- **GIVEN INSTRUCTION**: Copy out the listing that follows, exactly, without its pictures.

----- ENTRIES PROVIDED

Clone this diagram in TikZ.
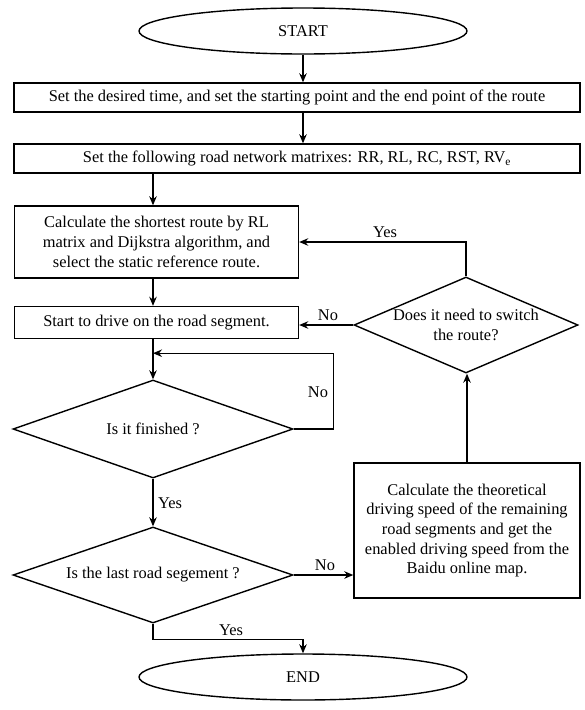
\documentclass[tikz,border=0pt]{standalone}
\usepackage{fontspec}
\setmainfont{Liberation Serif}
\usetikzlibrary{shapes.geometric,arrows.meta,calc}
\begin{document}
\begin{tikzpicture}[x=1pt,y=-1pt,
  every node/.style={font=\fontsize{16.4}{19.7}\selectfont},
  lw/.style={line width=1.4pt},
  term/.style={lw,draw,ellipse,inner sep=0pt,minimum width=328pt,minimum height=46pt},
  procbox/.style={lw,draw,rectangle,inner sep=2pt,align=center},
  decide/.style={lw,draw,diamond,inner sep=0pt,shape aspect=2.5},
  arr/.style={lw,-{Stealth[length=9pt,width=7.5pt]}},
  lbl/.style={inner sep=0pt}
]
\useasboundingbox (0,0) rectangle (585,710);

\node[term] (start) at (303,31) {START};
\node[procbox,minimum width=566pt,minimum height=29pt] (b1) at (297,97.5)
  {Set the desired time, and set the starting point and the end point of the route};
\node[procbox,minimum width=566pt,minimum height=29pt] (b2) at (297,158.5)
  {Set the following road network matrixes: RR, RL, RC, RST, RV\textsubscript{e}};
\node[procbox,minimum width=284pt,minimum height=72pt] (b3) at (156.5,242)
  {Calculate the shortest route by RL\\matrix and Dijkstra algorithm, and\\select the static reference route.};
\node[procbox,minimum width=284pt,minimum height=32pt] (b4) at (156.5,322.5)
  {Start to drive on the road segment.};

\node[decide,minimum width=224pt,minimum height=96pt,
  label={[align=center,font=\fontsize{16.4}{19.7}\selectfont]center:Does it need to switch\\the route?}] (sw) at (466,325) {};
\node[decide,minimum width=280pt,minimum height=98pt,
  label={[font=\fontsize{16.4}{19.7}\selectfont]center:Is it finished ?}] (d1) at (153,429) {};
\node[decide,minimum width=280pt,minimum height=96pt,
  label={[font=\fontsize{16.4}{19.7}\selectfont]center:Is the last road segement ?}] (d2) at (153,575) {};

\node[procbox,minimum width=226pt,minimum height=135pt] (rb) at (467,530.5)
  {Calculate the theoretical\\driving speed of the remaining\\road segments and get the\\enabled driving speed from the\\Baidu online map.};

\node[term] (end) at (303,677) {END};

% connectors
\draw[arr] (start.south) -- (b1.north -| start.south);
\draw[arr] (b1.south -| start.south) -- (b2.north -| start.south);
\draw[arr] (b2.south -| d1.north) -- (b3.north -| d1.north);
\draw[arr] (b3.south -| d1.north) -- (b4.north -| d1.north);
\draw[arr] (b4.south -| d1.north) -- (d1.north);
\coordinate (j1) at ($(b4.south -| d1.north)+(0,14)$);
\draw[arr] (d1.east) -- ++(40,0) |- (j1);
\draw[arr] (sw.west) -- (sw.west -| b4.east);
\draw[arr] (sw.north) |- (b3.east);
\draw[arr] (rb.north) -- (rb.north |- sw.south);
\draw[arr] (d1.south) -- (d2.north);
\draw[arr] (d2.east) -- (d2.east -| rb.west);
\draw[arr] (d2.south) -- ++(0,16) -| (end.north);

% labels
\node[lbl] (l1) at (385,232) {Yes};
\node[lbl] (l2) at (328,315) {No};
\node[lbl] (l3) at (318,392) {No};
\node[lbl] (l4) at (170,503) {Yes};
\node[lbl] (l5) at (325,565) {No};
\node[lbl] (l6) at (231,630) {Yes};
\end{tikzpicture}
\end{document}
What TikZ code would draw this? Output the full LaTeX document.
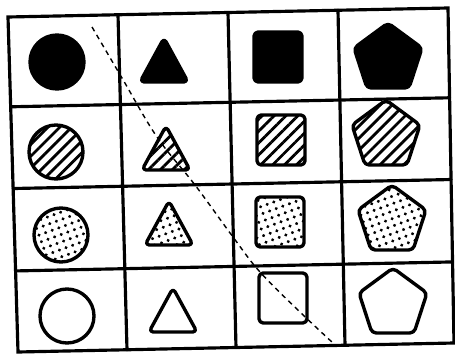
\documentclass[tikz,border=0pt]{standalone}
\usepackage{tikz}
\usetikzlibrary{calc, patterns.meta}

\begin{document}
\begin{tikzpicture}[x=0.5mm, y=-0.5mm,
  outline/.style={line width=4.8pt, rounded corners=6pt, line join=round},
  blackshape/.style={outline, fill=black},
  hatchshape/.style={outline, pattern={Lines[angle=45, distance=12pt, line width=4pt]}},
  dotshape/.style={outline, pattern={Dots[radius=2.4pt, distance=10pt, angle=20]}},
  openshape/.style={outline, fill=white},
  gridline/.style={line width=4.5pt, line cap=round},
  cutline/.style={line width=2pt, dash pattern=on 7pt off 6pt}]

  \useasboundingbox (0,0) rectangle (455,354);

  % corners of the (slightly skewed) table
  \coordinate (tl) at (8,17);
  \coordinate (tr) at (448,8);
  \coordinate (bl) at (18,352);
  \coordinate (br) at (454,343);

  % table lines
  \draw[gridline] (tl) -- (tr) -- (br) -- (bl) -- cycle;
  \foreach \f in {0.25, 0.5, 0.75}
    \draw[gridline] ($(tl)!\f!(tr)$) -- ($(bl)!\f!(br)$);
  \foreach \f in {0.268, 0.512, 0.758}
    \draw[gridline] ($(tl)!\f!(bl)$) -- ($(tr)!\f!(br)$);

  % row 1: solid
  \draw[blackshape] (57,62) circle (27);
  \draw[blackshape, shift={(164,62)}] (0,-24) -- (24,20) -- (-24,20) -- cycle;
  \draw[blackshape, shift={(278,57)}] (-24,-25) rectangle (24,25);
  \draw[blackshape, shift={(388,59)}] (0,-36) -- (34,-11) -- (21,29) -- (-21,29) -- (-34,-11) -- cycle;

  % row 2: hatched
  \draw[hatchshape] (56,152) circle (27);
  \draw[hatchshape, shift={(166,150)}] (0,-24) -- (24,20) -- (-24,20) -- cycle;
  \draw[hatchshape, shift={(281,140)}] (-24,-25) rectangle (24,25);
  \draw[hatchshape, shift={(386,136)}] (0,-36) -- (34,-11) -- (21,29) -- (-21,29) -- (-34,-11) -- cycle;

  % row 3: dotted
  \draw[dotshape] (61,235) circle (27);
  \draw[dotshape, shift={(169,225)}] (0,-24) -- (24,20) -- (-24,20) -- cycle;
  \draw[dotshape, shift={(280,222)}] (-24,-25) rectangle (24,25);
  \draw[dotshape, shift={(392,221)}] (0,-36) -- (34,-11) -- (21,29) -- (-21,29) -- (-34,-11) -- cycle;

  % row 4: empty
  \draw[openshape] (67,316) circle (27);
  \draw[openshape, shift={(173,312)}] (0,-24) -- (24,20) -- (-24,20) -- cycle;
  \draw[openshape, shift={(283,298)}] (-24,-25) rectangle (24,25);
  \draw[openshape, shift={(393,304)}] (0,-36) -- (34,-11) -- (21,29) -- (-21,29) -- (-34,-11) -- cycle;

  % diagonal dashed cut
  \draw[cutline] plot[smooth, tension=0.6] coordinates
    {(92,27) (122,78) (157,137) (195,185) (233,237) (260,272) (300,312) (333,343)};

\end{tikzpicture}
\end{document}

----------

- **RESPONSE TO THE TASK**:
Clone this diagram in TikZ.
\documentclass[tikz,border=0pt]{standalone}
\usepackage{fontspec}
\setmainfont{Liberation Serif}
\usetikzlibrary{shapes.geometric,arrows.meta,calc}
\begin{document}
\begin{tikzpicture}[x=1pt,y=-1pt,
  every node/.style={font=\fontsize{16.4}{19.7}\selectfont},
  lw/.style={line width=1.4pt},
  term/.style={lw,draw,ellipse,inner sep=0pt,minimum width=328pt,minimum height=46pt},
  procbox/.style={lw,draw,rectangle,inner sep=2pt,align=center},
  decide/.style={lw,draw,diamond,inner sep=0pt,shape aspect=2.5},
  arr/.style={lw,-{Stealth[length=9pt,width=7.5pt]}},
  lbl/.style={inner sep=0pt}
]
\useasboundingbox (0,0) rectangle (585,710);

\node[term] (start) at (303,31) {START};
\node[procbox,minimum width=566pt,minimum height=29pt] (b1) at (297,97.5)
  {Set the desired time, and set the starting point and the end point of the route};
\node[procbox,minimum width=566pt,minimum height=29pt] (b2) at (297,158.5)
  {Set the following road network matrixes: RR, RL, RC, RST, RV\textsubscript{e}};
\node[procbox,minimum width=284pt,minimum height=72pt] (b3) at (156.5,242)
  {Calculate the shortest route by RL\\matrix and Dijkstra algorithm, and\\select the static reference route.};
\node[procbox,minimum width=284pt,minimum height=32pt] (b4) at (156.5,322.5)
  {Start to drive on the road segment.};

\node[decide,minimum width=224pt,minimum height=96pt,
  label={[align=center,font=\fontsize{16.4}{19.7}\selectfont]center:Does it need to switch\\the route?}] (sw) at (466,325) {};
\node[decide,minimum width=280pt,minimum height=98pt,
  label={[font=\fontsize{16.4}{19.7}\selectfont]center:Is it finished ?}] (d1) at (153,429) {};
\node[decide,minimum width=280pt,minimum height=96pt,
  label={[font=\fontsize{16.4}{19.7}\selectfont]center:Is the last road segement ?}] (d2) at (153,575) {};

\node[procbox,minimum width=226pt,minimum height=135pt] (rb) at (467,530.5)
  {Calculate the theoretical\\driving speed of the remaining\\road segments and get the\\enabled driving speed from the\\Baidu online map.};

\node[term] (end) at (303,677) {END};

% connectors
\draw[arr] (start.south) -- (b1.north -| start.south);
\draw[arr] (b1.south -| start.south) -- (b2.north -| start.south);
\draw[arr] (b2.south -| d1.north) -- (b3.north -| d1.north);
\draw[arr] (b3.south -| d1.north) -- (b4.north -| d1.north);
\draw[arr] (b4.south -| d1.north) -- (d1.north);
\coordinate (j1) at ($(b4.south -| d1.north)+(0,14)$);
\draw[arr] (d1.east) -- ++(40,0) |- (j1);
\draw[arr] (sw.west) -- (sw.west -| b4.east);
\draw[arr] (sw.north) |- (b3.east);
\draw[arr] (rb.north) -- (rb.north |- sw.south);
\draw[arr] (d1.south) -- (d2.north);
\draw[arr] (d2.east) -- (d2.east -| rb.west);
\draw[arr] (d2.south) -- ++(0,16) -| (end.north);

% labels
\node[lbl] (l1) at (385,232) {Yes};
\node[lbl] (l2) at (328,315) {No};
\node[lbl] (l3) at (318,392) {No};
\node[lbl] (l4) at (170,503) {Yes};
\node[lbl] (l5) at (325,565) {No};
\node[lbl] (l6) at (231,630) {Yes};
\end{tikzpicture}
\end{document}
What TikZ code would draw this? Output the full LaTeX document.
\documentclass[tikz,border=0pt]{standalone}
\usepackage{tikz}
\usetikzlibrary{calc, patterns.meta}

\begin{document}
\begin{tikzpicture}[x=0.5mm, y=-0.5mm,
  outline/.style={line width=4.8pt, rounded corners=6pt, line join=round},
  blackshape/.style={outline, fill=black},
  hatchshape/.style={outline, pattern={Lines[angle=45, distance=12pt, line width=4pt]}},
  dotshape/.style={outline, pattern={Dots[radius=2.4pt, distance=10pt, angle=20]}},
  openshape/.style={outline, fill=white},
  gridline/.style={line width=4.5pt, line cap=round},
  cutline/.style={line width=2pt, dash pattern=on 7pt off 6pt}]

  \useasboundingbox (0,0) rectangle (455,354);

  % corners of the (slightly skewed) table
  \coordinate (tl) at (8,17);
  \coordinate (tr) at (448,8);
  \coordinate (bl) at (18,352);
  \coordinate (br) at (454,343);

  % table lines
  \draw[gridline] (tl) -- (tr) -- (br) -- (bl) -- cycle;
  \foreach \f in {0.25, 0.5, 0.75}
    \draw[gridline] ($(tl)!\f!(tr)$) -- ($(bl)!\f!(br)$);
  \foreach \f in {0.268, 0.512, 0.758}
    \draw[gridline] ($(tl)!\f!(bl)$) -- ($(tr)!\f!(br)$);

  % row 1: solid
  \draw[blackshape] (57,62) circle (27);
  \draw[blackshape, shift={(164,62)}] (0,-24) -- (24,20) -- (-24,20) -- cycle;
  \draw[blackshape, shift={(278,57)}] (-24,-25) rectangle (24,25);
  \draw[blackshape, shift={(388,59)}] (0,-36) -- (34,-11) -- (21,29) -- (-21,29) -- (-34,-11) -- cycle;

  % row 2: hatched
  \draw[hatchshape] (56,152) circle (27);
  \draw[hatchshape, shift={(166,150)}] (0,-24) -- (24,20) -- (-24,20) -- cycle;
  \draw[hatchshape, shift={(281,140)}] (-24,-25) rectangle (24,25);
  \draw[hatchshape, shift={(386,136)}] (0,-36) -- (34,-11) -- (21,29) -- (-21,29) -- (-34,-11) -- cycle;

  % row 3: dotted
  \draw[dotshape] (61,235) circle (27);
  \draw[dotshape, shift={(169,225)}] (0,-24) -- (24,20) -- (-24,20) -- cycle;
  \draw[dotshape, shift={(280,222)}] (-24,-25) rectangle (24,25);
  \draw[dotshape, shift={(392,221)}] (0,-36) -- (34,-11) -- (21,29) -- (-21,29) -- (-34,-11) -- cycle;

  % row 4: empty
  \draw[openshape] (67,316) circle (27);
  \draw[openshape, shift={(173,312)}] (0,-24) -- (24,20) -- (-24,20) -- cycle;
  \draw[openshape, shift={(283,298)}] (-24,-25) rectangle (24,25);
  \draw[openshape, shift={(393,304)}] (0,-36) -- (34,-11) -- (21,29) -- (-21,29) -- (-34,-11) -- cycle;

  % diagonal dashed cut
  \draw[cutline] plot[smooth, tension=0.6] coordinates
    {(92,27) (122,78) (157,137) (195,185) (233,237) (260,272) (300,312) (333,343)};

\end{tikzpicture}
\end{document}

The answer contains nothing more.